Will you write out the data exactly, excluding every picture?

GIVEN INFORMATION
=======
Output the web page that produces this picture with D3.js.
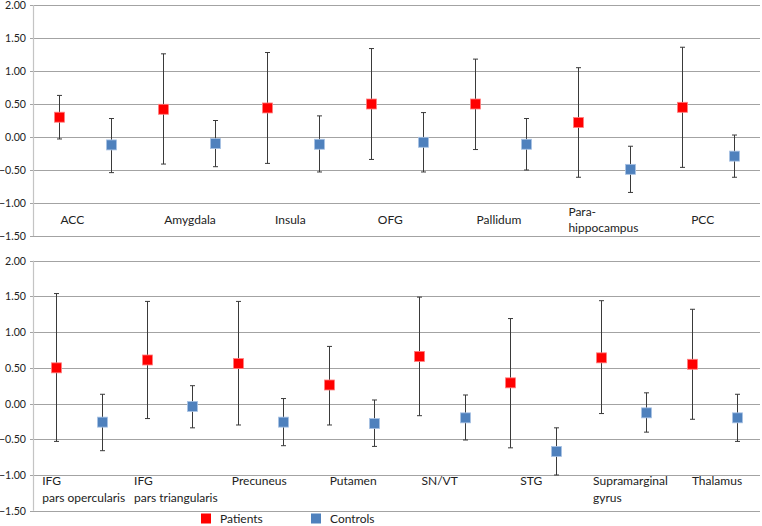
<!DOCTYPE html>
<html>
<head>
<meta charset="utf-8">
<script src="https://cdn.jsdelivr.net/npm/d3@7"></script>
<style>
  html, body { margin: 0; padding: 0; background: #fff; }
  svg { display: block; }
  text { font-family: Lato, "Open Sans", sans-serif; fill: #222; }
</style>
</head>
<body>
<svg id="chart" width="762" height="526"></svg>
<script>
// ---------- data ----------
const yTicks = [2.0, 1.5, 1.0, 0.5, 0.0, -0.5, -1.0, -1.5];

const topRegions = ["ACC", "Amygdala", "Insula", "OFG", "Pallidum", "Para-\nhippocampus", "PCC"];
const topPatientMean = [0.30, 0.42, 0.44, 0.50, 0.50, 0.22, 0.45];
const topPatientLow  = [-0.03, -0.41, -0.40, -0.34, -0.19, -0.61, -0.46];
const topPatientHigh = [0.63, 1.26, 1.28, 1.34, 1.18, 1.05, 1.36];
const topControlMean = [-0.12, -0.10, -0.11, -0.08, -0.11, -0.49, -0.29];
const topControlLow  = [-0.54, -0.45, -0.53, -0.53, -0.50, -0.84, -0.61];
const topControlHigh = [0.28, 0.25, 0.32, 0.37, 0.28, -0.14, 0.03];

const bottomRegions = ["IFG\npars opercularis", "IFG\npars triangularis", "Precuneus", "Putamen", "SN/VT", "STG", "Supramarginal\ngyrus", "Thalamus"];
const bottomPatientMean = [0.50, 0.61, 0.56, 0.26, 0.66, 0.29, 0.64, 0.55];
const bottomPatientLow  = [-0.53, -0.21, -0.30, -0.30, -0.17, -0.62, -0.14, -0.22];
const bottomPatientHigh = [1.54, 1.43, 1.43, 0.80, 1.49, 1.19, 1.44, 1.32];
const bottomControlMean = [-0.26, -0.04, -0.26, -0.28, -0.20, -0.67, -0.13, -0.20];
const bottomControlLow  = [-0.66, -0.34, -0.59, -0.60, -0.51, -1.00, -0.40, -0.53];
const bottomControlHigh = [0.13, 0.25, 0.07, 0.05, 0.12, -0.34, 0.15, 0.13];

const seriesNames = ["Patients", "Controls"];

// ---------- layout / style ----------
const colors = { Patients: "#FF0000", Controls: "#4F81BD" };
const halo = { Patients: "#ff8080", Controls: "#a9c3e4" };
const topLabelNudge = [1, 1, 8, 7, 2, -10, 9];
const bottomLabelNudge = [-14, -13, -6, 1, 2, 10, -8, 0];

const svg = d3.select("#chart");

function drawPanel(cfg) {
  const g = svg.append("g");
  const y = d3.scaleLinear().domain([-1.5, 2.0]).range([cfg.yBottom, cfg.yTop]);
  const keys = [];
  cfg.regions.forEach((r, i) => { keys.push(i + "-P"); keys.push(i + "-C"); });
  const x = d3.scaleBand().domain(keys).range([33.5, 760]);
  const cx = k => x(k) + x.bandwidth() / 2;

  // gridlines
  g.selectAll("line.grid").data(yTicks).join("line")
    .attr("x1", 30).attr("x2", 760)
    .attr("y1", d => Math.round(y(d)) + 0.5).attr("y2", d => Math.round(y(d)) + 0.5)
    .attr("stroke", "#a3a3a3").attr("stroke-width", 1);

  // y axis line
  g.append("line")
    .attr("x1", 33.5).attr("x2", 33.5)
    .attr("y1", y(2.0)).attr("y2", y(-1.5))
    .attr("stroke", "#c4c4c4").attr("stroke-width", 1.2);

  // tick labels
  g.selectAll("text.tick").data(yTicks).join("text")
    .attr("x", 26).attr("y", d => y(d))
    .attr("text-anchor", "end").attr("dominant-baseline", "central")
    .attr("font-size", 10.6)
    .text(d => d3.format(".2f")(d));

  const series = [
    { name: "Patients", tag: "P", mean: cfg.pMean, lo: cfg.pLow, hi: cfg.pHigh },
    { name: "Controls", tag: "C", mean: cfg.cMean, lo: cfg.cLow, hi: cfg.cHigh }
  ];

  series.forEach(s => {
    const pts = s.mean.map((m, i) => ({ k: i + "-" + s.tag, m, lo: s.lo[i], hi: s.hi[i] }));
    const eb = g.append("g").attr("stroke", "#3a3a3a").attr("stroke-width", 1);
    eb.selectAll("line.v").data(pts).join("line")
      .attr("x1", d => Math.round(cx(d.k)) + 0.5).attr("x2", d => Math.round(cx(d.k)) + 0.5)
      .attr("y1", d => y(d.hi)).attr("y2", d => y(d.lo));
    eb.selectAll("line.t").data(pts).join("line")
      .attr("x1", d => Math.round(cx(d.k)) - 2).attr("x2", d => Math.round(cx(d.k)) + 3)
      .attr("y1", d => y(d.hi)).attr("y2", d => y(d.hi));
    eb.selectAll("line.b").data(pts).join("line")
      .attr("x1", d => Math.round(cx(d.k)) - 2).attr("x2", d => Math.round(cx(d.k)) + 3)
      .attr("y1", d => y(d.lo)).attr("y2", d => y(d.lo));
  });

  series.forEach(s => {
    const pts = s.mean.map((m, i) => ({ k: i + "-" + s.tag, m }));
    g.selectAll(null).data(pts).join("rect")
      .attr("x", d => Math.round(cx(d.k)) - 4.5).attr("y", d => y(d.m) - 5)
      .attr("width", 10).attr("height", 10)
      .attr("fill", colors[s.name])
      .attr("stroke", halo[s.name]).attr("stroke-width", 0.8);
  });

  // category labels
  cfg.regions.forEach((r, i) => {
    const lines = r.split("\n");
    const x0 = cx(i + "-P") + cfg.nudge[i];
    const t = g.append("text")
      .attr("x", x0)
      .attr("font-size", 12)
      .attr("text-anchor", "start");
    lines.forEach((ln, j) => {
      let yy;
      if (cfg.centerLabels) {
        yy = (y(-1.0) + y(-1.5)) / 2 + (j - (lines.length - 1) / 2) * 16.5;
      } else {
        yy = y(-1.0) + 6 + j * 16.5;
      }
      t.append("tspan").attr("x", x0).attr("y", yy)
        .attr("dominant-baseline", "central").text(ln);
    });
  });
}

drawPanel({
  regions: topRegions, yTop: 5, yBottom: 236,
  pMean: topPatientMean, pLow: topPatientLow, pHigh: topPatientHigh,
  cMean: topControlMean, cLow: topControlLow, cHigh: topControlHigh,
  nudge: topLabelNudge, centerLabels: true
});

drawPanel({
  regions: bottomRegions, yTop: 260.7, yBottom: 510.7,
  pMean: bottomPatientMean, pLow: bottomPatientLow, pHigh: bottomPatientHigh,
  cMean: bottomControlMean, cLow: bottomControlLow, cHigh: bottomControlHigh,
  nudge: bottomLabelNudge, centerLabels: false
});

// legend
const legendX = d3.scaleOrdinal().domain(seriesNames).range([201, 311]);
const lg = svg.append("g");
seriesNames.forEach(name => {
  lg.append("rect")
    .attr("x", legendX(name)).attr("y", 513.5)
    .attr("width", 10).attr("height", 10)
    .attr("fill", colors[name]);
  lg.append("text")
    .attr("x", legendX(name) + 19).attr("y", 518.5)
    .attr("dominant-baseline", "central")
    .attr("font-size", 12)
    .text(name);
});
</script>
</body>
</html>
=======
FINISHED TASK
Output the web page that produces this picture with D3.js.
<!DOCTYPE html>
<html>
<head>
<meta charset="utf-8">
<script src="https://cdn.jsdelivr.net/npm/d3@7"></script>
<style>
  html, body { margin: 0; padding: 0; background: #fff; }
  svg { display: block; }
  text { font-family: Lato, "Open Sans", sans-serif; fill: #222; }
</style>
</head>
<body>
<svg id="chart" width="762" height="526"></svg>
<script>
// ---------- data ----------
const yTicks = [2.0, 1.5, 1.0, 0.5, 0.0, -0.5, -1.0, -1.5];

const topRegions = ["ACC", "Amygdala", "Insula", "OFG", "Pallidum", "Para-\nhippocampus", "PCC"];
const topPatientMean = [0.30, 0.42, 0.44, 0.50, 0.50, 0.22, 0.45];
const topPatientLow  = [-0.03, -0.41, -0.40, -0.34, -0.19, -0.61, -0.46];
const topPatientHigh = [0.63, 1.26, 1.28, 1.34, 1.18, 1.05, 1.36];
const topControlMean = [-0.12, -0.10, -0.11, -0.08, -0.11, -0.49, -0.29];
const topControlLow  = [-0.54, -0.45, -0.53, -0.53, -0.50, -0.84, -0.61];
const topControlHigh = [0.28, 0.25, 0.32, 0.37, 0.28, -0.14, 0.03];

const bottomRegions = ["IFG\npars opercularis", "IFG\npars triangularis", "Precuneus", "Putamen", "SN/VT", "STG", "Supramarginal\ngyrus", "Thalamus"];
const bottomPatientMean = [0.50, 0.61, 0.56, 0.26, 0.66, 0.29, 0.64, 0.55];
const bottomPatientLow  = [-0.53, -0.21, -0.30, -0.30, -0.17, -0.62, -0.14, -0.22];
const bottomPatientHigh = [1.54, 1.43, 1.43, 0.80, 1.49, 1.19, 1.44, 1.32];
const bottomControlMean = [-0.26, -0.04, -0.26, -0.28, -0.20, -0.67, -0.13, -0.20];
const bottomControlLow  = [-0.66, -0.34, -0.59, -0.60, -0.51, -1.00, -0.40, -0.53];
const bottomControlHigh = [0.13, 0.25, 0.07, 0.05, 0.12, -0.34, 0.15, 0.13];

const seriesNames = ["Patients", "Controls"];

// ---------- layout / style ----------
const colors = { Patients: "#FF0000", Controls: "#4F81BD" };
const halo = { Patients: "#ff8080", Controls: "#a9c3e4" };
const topLabelNudge = [1, 1, 8, 7, 2, -10, 9];
const bottomLabelNudge = [-14, -13, -6, 1, 2, 10, -8, 0];

const svg = d3.select("#chart");

function drawPanel(cfg) {
  const g = svg.append("g");
  const y = d3.scaleLinear().domain([-1.5, 2.0]).range([cfg.yBottom, cfg.yTop]);
  const keys = [];
  cfg.regions.forEach((r, i) => { keys.push(i + "-P"); keys.push(i + "-C"); });
  const x = d3.scaleBand().domain(keys).range([33.5, 760]);
  const cx = k => x(k) + x.bandwidth() / 2;

  // gridlines
  g.selectAll("line.grid").data(yTicks).join("line")
    .attr("x1", 30).attr("x2", 760)
    .attr("y1", d => Math.round(y(d)) + 0.5).attr("y2", d => Math.round(y(d)) + 0.5)
    .attr("stroke", "#a3a3a3").attr("stroke-width", 1);

  // y axis line
  g.append("line")
    .attr("x1", 33.5).attr("x2", 33.5)
    .attr("y1", y(2.0)).attr("y2", y(-1.5))
    .attr("stroke", "#c4c4c4").attr("stroke-width", 1.2);

  // tick labels
  g.selectAll("text.tick").data(yTicks).join("text")
    .attr("x", 26).attr("y", d => y(d))
    .attr("text-anchor", "end").attr("dominant-baseline", "central")
    .attr("font-size", 10.6)
    .text(d => d3.format(".2f")(d));

  const series = [
    { name: "Patients", tag: "P", mean: cfg.pMean, lo: cfg.pLow, hi: cfg.pHigh },
    { name: "Controls", tag: "C", mean: cfg.cMean, lo: cfg.cLow, hi: cfg.cHigh }
  ];

  series.forEach(s => {
    const pts = s.mean.map((m, i) => ({ k: i + "-" + s.tag, m, lo: s.lo[i], hi: s.hi[i] }));
    const eb = g.append("g").attr("stroke", "#3a3a3a").attr("stroke-width", 1);
    eb.selectAll("line.v").data(pts).join("line")
      .attr("x1", d => Math.round(cx(d.k)) + 0.5).attr("x2", d => Math.round(cx(d.k)) + 0.5)
      .attr("y1", d => y(d.hi)).attr("y2", d => y(d.lo));
    eb.selectAll("line.t").data(pts).join("line")
      .attr("x1", d => Math.round(cx(d.k)) - 2).attr("x2", d => Math.round(cx(d.k)) + 3)
      .attr("y1", d => y(d.hi)).attr("y2", d => y(d.hi));
    eb.selectAll("line.b").data(pts).join("line")
      .attr("x1", d => Math.round(cx(d.k)) - 2).attr("x2", d => Math.round(cx(d.k)) + 3)
      .attr("y1", d => y(d.lo)).attr("y2", d => y(d.lo));
  });

  series.forEach(s => {
    const pts = s.mean.map((m, i) => ({ k: i + "-" + s.tag, m }));
    g.selectAll(null).data(pts).join("rect")
      .attr("x", d => Math.round(cx(d.k)) - 4.5).attr("y", d => y(d.m) - 5)
      .attr("width", 10).attr("height", 10)
      .attr("fill", colors[s.name])
      .attr("stroke", halo[s.name]).attr("stroke-width", 0.8);
  });

  // category labels
  cfg.regions.forEach((r, i) => {
    const lines = r.split("\n");
    const x0 = cx(i + "-P") + cfg.nudge[i];
    const t = g.append("text")
      .attr("x", x0)
      .attr("font-size", 12)
      .attr("text-anchor", "start");
    lines.forEach((ln, j) => {
      let yy;
      if (cfg.centerLabels) {
        yy = (y(-1.0) + y(-1.5)) / 2 + (j - (lines.length - 1) / 2) * 16.5;
      } else {
        yy = y(-1.0) + 6 + j * 16.5;
      }
      t.append("tspan").attr("x", x0).attr("y", yy)
        .attr("dominant-baseline", "central").text(ln);
    });
  });
}

drawPanel({
  regions: topRegions, yTop: 5, yBottom: 236,
  pMean: topPatientMean, pLow: topPatientLow, pHigh: topPatientHigh,
  cMean: topControlMean, cLow: topControlLow, cHigh: topControlHigh,
  nudge: topLabelNudge, centerLabels: true
});

drawPanel({
  regions: bottomRegions, yTop: 260.7, yBottom: 510.7,
  pMean: bottomPatientMean, pLow: bottomPatientLow, pHigh: bottomPatientHigh,
  cMean: bottomControlMean, cLow: bottomControlLow, cHigh: bottomControlHigh,
  nudge: bottomLabelNudge, centerLabels: false
});

// legend
const legendX = d3.scaleOrdinal().domain(seriesNames).range([201, 311]);
const lg = svg.append("g");
seriesNames.forEach(name => {
  lg.append("rect")
    .attr("x", legendX(name)).attr("y", 513.5)
    .attr("width", 10).attr("height", 10)
    .attr("fill", colors[name]);
  lg.append("text")
    .attr("x", legendX(name) + 19).attr("y", 518.5)
    .attr("dominant-baseline", "central")
    .attr("font-size", 12)
    .text(name);
});
</script>
</body>
</html>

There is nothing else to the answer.